One Hundred and Sixty Two People is an artist book about history and circumstance.
Mining over a century of photographs, Lee’s book utilizes images of our modern era’s most iconic and eclectic public figures. Actors, authors, politicians, athletes, scientists, artists, musicians, designers, and religious leaders – from Mark Twain to John McEnroe, Jay-Z to Mother Teresa – are featured, a pair per page, in an unbroken chain of chance encounters, official meetings, and friendly snapshots.
In a carousel loop of 162 pairings, the book begins and ends with Andy Warhol, who is first seen standing with Muhammad Ali, then on the final page of the book with hockey legend Wayne Gretzky. Every new page contains an individual from the preceding page matched up with a new partner, forming a continuing sequence of prominent individuals meeting their seemingly random counterparts. Like Lee’s performative practice that imagines conversations between disparate cultural figures, the photographs proceed with both major and minor shifts in place and time, accumulating in an imaginative meditation on how distinct individuals might combine as part of a larger discourse.
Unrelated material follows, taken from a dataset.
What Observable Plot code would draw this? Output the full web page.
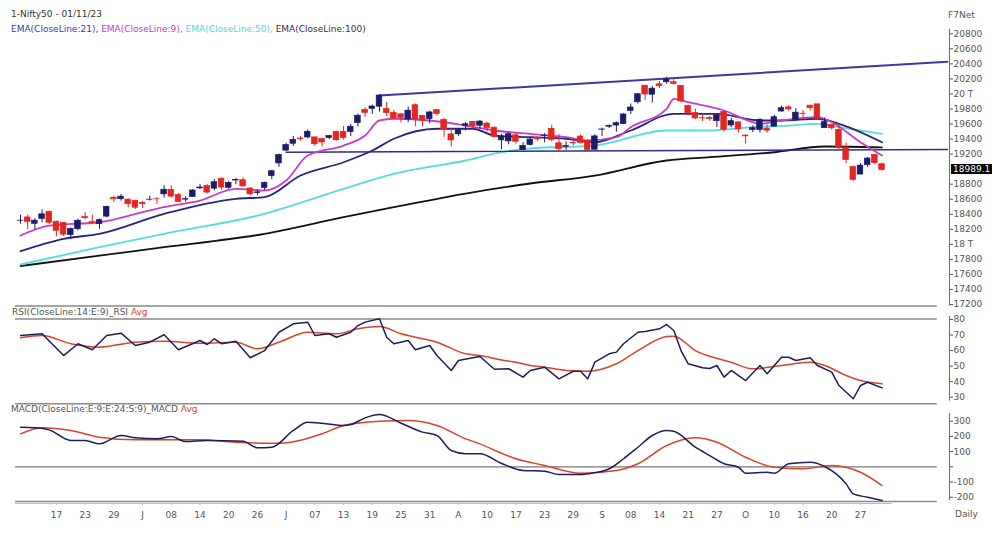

Tim Lee is one of Canada’s most celebrated contemporary artists. His work has been shown in solo exhibitions at the DaaD Galerie, Berlin; Asia Society, New York; and the CCA Wattis Institute, San Francisco. He has been included in the 2012 Shanghai Biennale, the 2011 Istanbul Biennial, the 2008 Sydney Biennial and the 3rd Yokohama Triennale. He is represented by Lisson Gallery in London/New York/Milan, Johnen Galerie in Berlin and Galerie Rüdiger Schöttle in Munich.